New Solar Cycle Prediction
An international panel of experts led by NOAA and sponsored by NASA has released a new prediction for the next solar cycle. Solar Cycle 24 will peak, they say, in May 2013 with a below-average number of sunspots.
Now, I am one of those "global warming" deniers. I have believed for most of my "paying attention" life that the Earth is heading into a long period of cooling...an ice age. But what gets me tickled is the fear-mongering that can go on. The report states:
"Even a below-average cycle is capable of producing severe space weather," points out Biesecker. "The great geomagnetic storm of 1859, for instance, occurred during a solar cycle of about the same size we’re predicting for 2013."
The 1859 storm--known as the "Carrington Event" after astronomer Richard Carrington who witnessed the instigating solar flare--electrified transmission cables, set fires in telegraph offices, and produced Northern Lights so bright that people could read newspapers by their red and green glow. A recent report by the National Academy of Sciences found that if a similar storm occurred today, it could cause $1 to 2 trillion in damages to society's high-tech infrastructure and require four to ten years for complete recovery. For comparison, Hurricane Katrina caused "only" $80 to 125 billion in damage.
Y'all read that? Even though the solar cycle is gonna peak far below normal, we're still fried! $1 to $2 trillion of our infrastructure is gonna be wiped out. Heck, why not $10 to $20 trillion? I mean, if you're gonna warn, warn BIG!
And can somebody please tell me what the heck Hurricane Katrina damage totals (the great bulk of which were "man-made" damages) have to do with anything? Will everybody be beating that drum for the rest of my mortal life? But I digress. The report goes on:
"It turns out that none of our models were totally correct," says Dean Pesnell of the Goddard Space Flight Center, NASA's lead representative on the panel. "The sun is behaving in an unexpected and very interesting way."
None of their models were correct? Shazzaaaaaam! There is a true shocker.
And: Researchers have known about the solar cycle since the mid-1800s. Graphs of sunspot numbers resemble a roller coaster, going up and down with an approximately 11-year period. At first glance, it looks like a regular pattern, but predicting the peaks and valleys has proven troublesome. Cycles vary in length from about 9 to 14 years. Some peaks are high, others low. The valleys are usually brief, lasting only a couple of years, but sometimes they stretch out much longer. In the 17th century the sun plunged into a 70-year period of spotlessness known as the Maunder Minimum that still baffles scientists.

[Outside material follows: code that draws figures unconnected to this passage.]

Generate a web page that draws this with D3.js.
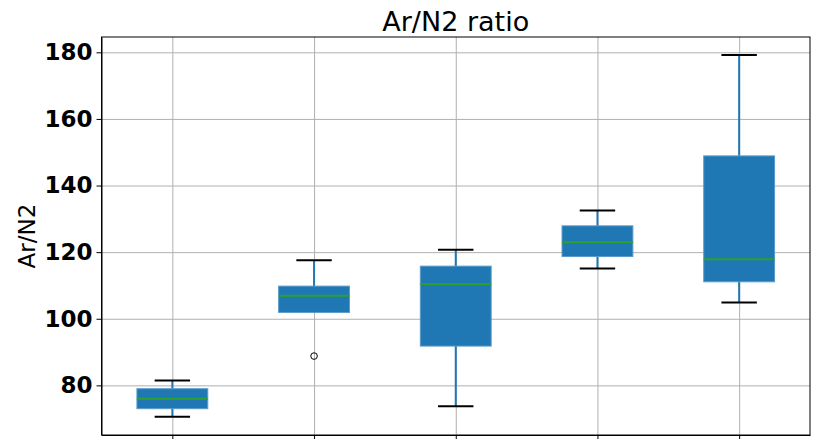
<!DOCTYPE html>
<html>
<head>
<meta charset="utf-8">
<script src="https://cdn.jsdelivr.net/npm/d3@7"></script>
<style>
  body { margin: 0; background: white; }
  svg { display: block; font-family: "DejaVu Sans", sans-serif; }
</style>
</head>
<body>
<svg width="817" height="439"></svg>
<script>
// Box statistics
var groups = [1, 2, 3, 4, 5];
var whiskerLow = [70.6, 101.9, 73.7, 115.1, 104.9];
var q1 = [73.0, 101.9, 91.8, 118.7, 111.1];
var median = [76.0, 106.9, 110.4, 123.0, 117.9];
var q3 = [79.0, 109.8, 115.8, 127.9, 148.9];
var whiskerHigh = [81.5, 117.6, 120.7, 132.5, 179.2];
var outliers = [[], [88.8], [], [], []];
var yTicks = [80, 100, 120, 140, 160, 180];

var margin = { top: 37, right: 7, bottom: 4, left: 101.5 };
var width = 817 - margin.left - margin.right;
var height = 439 - margin.top - margin.bottom;

var svg = d3.select("svg")
  .append("g")
  .attr("transform", "translate(" + margin.left + "," + margin.top + ")");

var xScale = d3.scaleLinear().domain([0.5, 5.5]).range([0, width]);
var yScale = d3.scaleLinear().domain([65.1, 184.6]).range([height, 0]);

// Gridlines
svg.append("g")
  .attr("class", "grid")
  .call(d3.axisLeft(yScale).tickValues(yTicks).tickSize(-width).tickFormat(""))
  .call(function(g) { g.select(".domain").remove(); })
  .selectAll(".tick line")
  .style("stroke", "#b0b0b0")
  .style("stroke-width", "1px");

svg.append("g")
  .attr("class", "grid")
  .attr("transform", "translate(0," + height + ")")
  .call(d3.axisBottom(xScale).tickValues(groups).tickSize(-height).tickFormat(""))
  .call(function(g) { g.select(".domain").remove(); })
  .selectAll(".tick line")
  .style("stroke", "#b0b0b0")
  .style("stroke-width", "1px");

var data = groups.map(function(g, i) {
  return { g: g, lo: whiskerLow[i], q1: q1[i], med: median[i], q3: q3[i], hi: whiskerHigh[i], out: outliers[i] };
});

var boxW = xScale(1.25) - xScale(1);
var capW = xScale(1.125) - xScale(1);

var box = svg.selectAll(".box").data(data).enter().append("g").attr("class", "box");

// Whiskers
box.append("line")
  .attr("x1", function(d) { return xScale(d.g); })
  .attr("x2", function(d) { return xScale(d.g); })
  .attr("y1", function(d) { return yScale(d.lo); })
  .attr("y2", function(d) { return yScale(d.hi); })
  .attr("stroke", "#1f77b4")
  .attr("stroke-width", 2);

// Boxes
box.append("rect")
  .attr("x", function(d) { return xScale(d.g) - boxW; })
  .attr("y", function(d) { return yScale(d.q3); })
  .attr("width", boxW * 2)
  .attr("height", function(d) { return yScale(d.q1) - yScale(d.q3); })
  .attr("fill", "#1f77b4")
  .attr("stroke", "#5a9bcb")
  .attr("stroke-width", 1);

// Medians
box.append("line")
  .attr("x1", function(d) { return xScale(d.g) - boxW; })
  .attr("x2", function(d) { return xScale(d.g) + boxW; })
  .attr("y1", function(d) { return yScale(d.med); })
  .attr("y2", function(d) { return yScale(d.med); })
  .attr("stroke", "#2ca02c")
  .attr("stroke-width", 2);

// Caps
["lo", "hi"].forEach(function(k) {
  box.filter(function(d) { return d[k] !== d.q1 || k === "hi"; })
    .append("line")
    .attr("x1", function(d) { return xScale(d.g) - capW; })
    .attr("x2", function(d) { return xScale(d.g) + capW; })
    .attr("y1", function(d) { return yScale(d[k]); })
    .attr("y2", function(d) { return yScale(d[k]); })
    .attr("stroke", "black")
    .attr("stroke-width", 2);
});

// Outliers
box.selectAll(".flier")
  .data(function(d) { return d.out.map(function(v) { return { g: d.g, v: v }; }); })
  .enter()
  .append("circle")
  .attr("cx", function(d) { return xScale(d.g); })
  .attr("cy", function(d) { return yScale(d.v); })
  .attr("r", 3.3)
  .attr("fill", "none")
  .attr("stroke", "black")
  .attr("stroke-width", 1);

// Axes
var yAxis = svg.append("g")
  .call(d3.axisLeft(yScale).tickValues(yTicks).tickSize(5).tickPadding(4).tickSizeOuter(0));
yAxis.selectAll("text")
  .style("fill", "black")
  .style("font-size", "23px")
  .style("font-weight", "bold")
  .style("font-family", "DejaVu Sans");

svg.append("g")
  .attr("transform", "translate(0," + height + ")")
  .call(d3.axisBottom(xScale).tickValues(groups).tickSize(5).tickFormat("").tickSizeOuter(0));

svg.selectAll(".domain").attr("stroke", "black");

// Frame
svg.append("rect")
  .attr("width", width)
  .attr("height", height)
  .attr("fill", "none")
  .attr("stroke", "black")
  .attr("stroke-width", 1);

// Title
svg.append("text")
  .attr("x", width / 2)
  .attr("y", -6)
  .attr("text-anchor", "middle")
  .style("font-size", "27px")
  .text("Ar/N2 ratio");

// Y label
svg.append("text")
  .attr("transform", "translate(" + (-67) + "," + (height / 2) + ") rotate(-90)")
  .attr("text-anchor", "middle")
  .style("font-size", "23px")
  .text("Ar/N2");
</script>
</body>
</html>
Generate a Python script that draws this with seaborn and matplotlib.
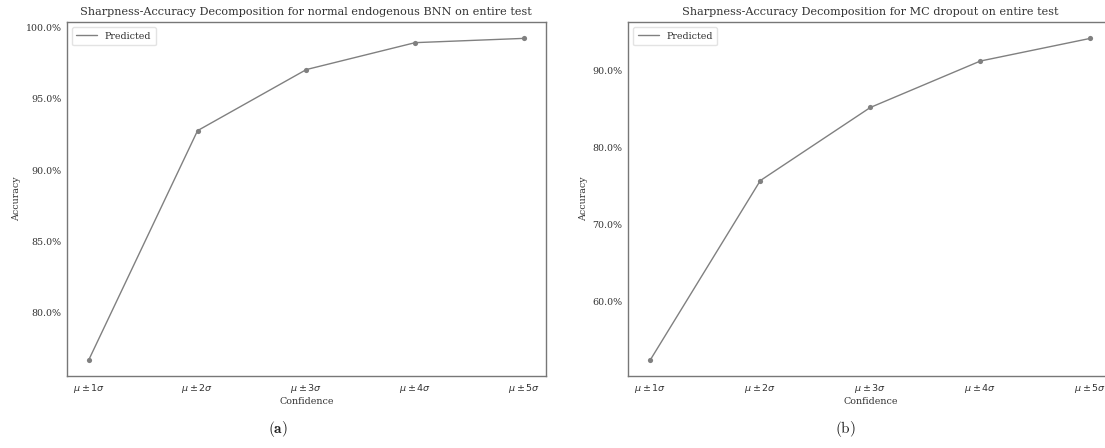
import matplotlib
matplotlib.use("Agg")
import matplotlib.pyplot as plt
from matplotlib.ticker import PercentFormatter, MultipleLocator
import seaborn as sns
import pandas as pd

# ---- data ----
confidence = [r"$\mu \pm 1\sigma$", r"$\mu \pm 2\sigma$", r"$\mu \pm 3\sigma$",
              r"$\mu \pm 4\sigma$", r"$\mu \pm 5\sigma$"]
acc_bnn = [76.67, 92.77, 97.06, 98.95, 99.25]
acc_mc = [52.42, 75.67, 85.15, 91.17, 94.11]
titles = ["Sharpness-Accuracy Decomposition for normal endogenous BNN on entire test",
          "Sharpness-Accuracy Decomposition for MC dropout on entire test"]
captions = [r"$\mathbf{(a)}$", r"$\mathrm{(b)}$"]
series_label = "Predicted"

sns.set_theme(style="white")
plt.rcParams["font.family"] = ["DejaVu Serif"]
plt.rcParams["mathtext.fontset"] = "dejavusans"

W, H = 1105, 448
fig = plt.figure(figsize=(W / 100, H / 100), dpi=100)

positions = [
    [67 / W, (H - 376) / H, 478.7 / W, 353.7 / H],
    [628.3 / W, (H - 376) / H, 484 / W, 353.7 / H],
]
locators = [5, 10]
fs = 6.8

for i, (vals, pos) in enumerate(zip([acc_bnn, acc_mc], positions)):
    ax = fig.add_axes(pos)
    df = pd.DataFrame({"Confidence": confidence, "Accuracy": vals})
    sns.lineplot(data=df, x="Confidence", y="Accuracy", ax=ax, color="gray",
                 linewidth=1.0, label=series_label, sort=False)
    sns.scatterplot(data=df, x="Confidence", y="Accuracy", ax=ax, color="gray",
                    s=14, linewidth=0, zorder=3)
    ax.yaxis.set_major_locator(MultipleLocator(locators[i]))
    ax.yaxis.set_major_formatter(PercentFormatter(xmax=100, decimals=1))
    ax.tick_params(axis="both", labelsize=fs, length=0, pad=4, labelcolor="#333333")
    ax.set_xlabel("Confidence", fontsize=fs, labelpad=1.5, color="#333333")
    ax.set_ylabel("Accuracy", fontsize=fs, labelpad=3, color="#333333")
    ax.set_title(titles[i], fontsize=8.1, pad=5, color="#333333")
    for sp in ax.spines.values():
        sp.set_color("#777777")
        sp.set_linewidth(1.0)
    leg = ax.legend(loc="upper left", fontsize=fs, frameon=True, handlelength=2.2,
                    borderpad=0.5, fancybox=True)
    leg.get_frame().set_edgecolor("#dddddd")
    for t in leg.get_texts():
        t.set_color("#333333")

fig.text(277.7 / W, 1 - 429 / H, captions[0], ha="center", va="center",
         fontsize=11, math_fontfamily="cm", color="#222222")
fig.text(845 / W, 1 - 429 / H, captions[1], ha="center", va="center",
         fontsize=11, math_fontfamily="cm", color="#222222")

fig.savefig("out.png", dpi=100)
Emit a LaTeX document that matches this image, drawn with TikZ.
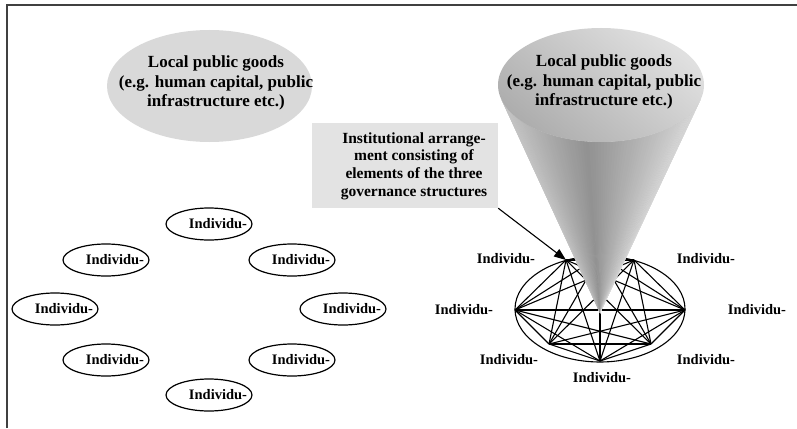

Imagine that! The Sun went silent for 70 years, and all the scientists are still "baffled" as to why. By the way, the Mauder Minimum coincided with the middle of (and the coldest period) of The Little Ice Age. Imagine that! The Sun went quiet, and it got cold...real cold. Whodathunkit?
You can read the whole thing, but the way it ends says it all:
Meanwhile, the sun pays little heed to human committees. There could be more surprises, panelists acknowledge, and more revisions to the forecast.
"Go ahead and mark your calendar for May 2013," says Pesnell. "But use a pencil."
The question I have about all of this is WHY? The Sun is gonna do what it's gonna do, and no amount of forewarning is going to make one scintillas (y'all didn't know I knew that word, did ya?) difference...especially when the forewarning is more than likely just crap...sorry, I meant a crap shoot.
I'm sure that on some intellectual level it is interesting to ponder whether the Sun is gonna cut up, or sit still. I guess there are folks that need jobs...and these scientists get paid to make inaccurate predictions, suppose what might happen, and write reports.
But what difference will it make? Should the cyber-world start taking up a collection to save up for replacing all the junk that the Sun is gonna screw up in 2013? Should the electric companies, and phone companies buy "solar flare, or sun-spot" insurance?
To conclude that a lower than normal "peak" in solar activity is just as frightening as when that bad boy is really shooting sparks, and to warn of impending disaster is JUST. PLAIN. STUPID!